Was implementing reactive streams for Lispz worth the effort? Let’s see where we stand. Let’s consider the example from the last blog post.
(using [message] (cascade (=> (dom.click "my-message-address" document.body)) (=> (message.map @ "mouse" (=> {x: @.clientX y: @.clientY}))) (=> (message.filter @ "top-left" (=> (< @.x @.y)))) (=> (message.throttle @ 2000)) (=> (message.listen @ (=> (console.log @.x @.y)))) ) )
If we did not have message streams, the code would look something like:
(document.body.addEventListener "click" (lambda [event] (ref data (stateful { last-time: 0 })) (ref loc { x: event.clientX, y: event.clientY }) (cond (< loc.x loc.y) (do (ref now (Date)) (cond ((> data.last-time (+ now 2000))) (data.update! { last-time: now }) (console.log loc.x loc.y) ) )) ))

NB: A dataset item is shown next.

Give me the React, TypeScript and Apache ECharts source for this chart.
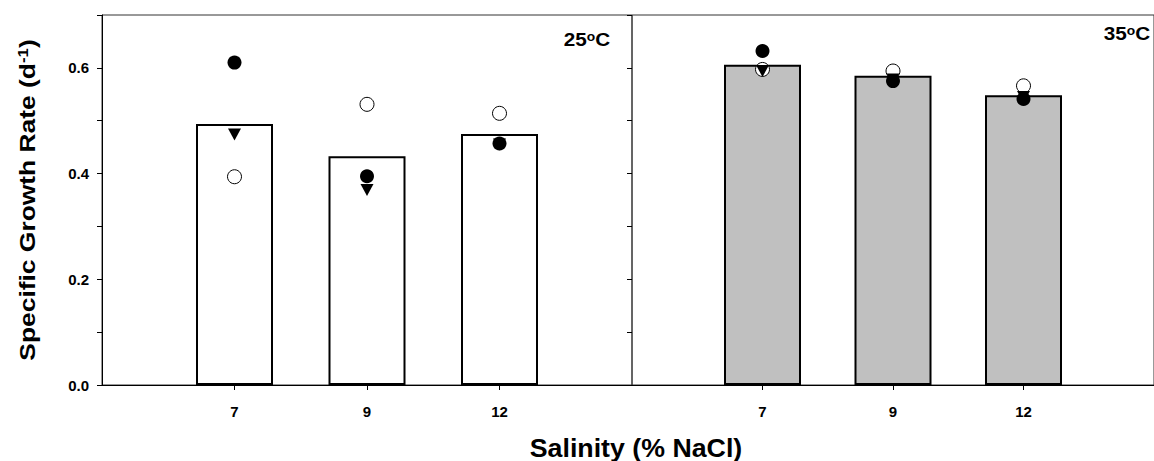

Well, I guess that answers that. Reactive streams are a lot more readable than in-line code. In addition you are not rewriting throttle every time you need it.
Perhaps I should have asked the question “When don’t we use Reactive Streams for asynchronous events“.
- When a promise will do – so any server request that does not need to send a message.
- When a stream will have more than one source, or wait on a promise. The current architecture doesn’t merge asynchronous events (yet).
Ok, that is a shorter list thank I expected. Can you think of others? It seems to me that streams work well for continuous discrete data flows from callbacks and events.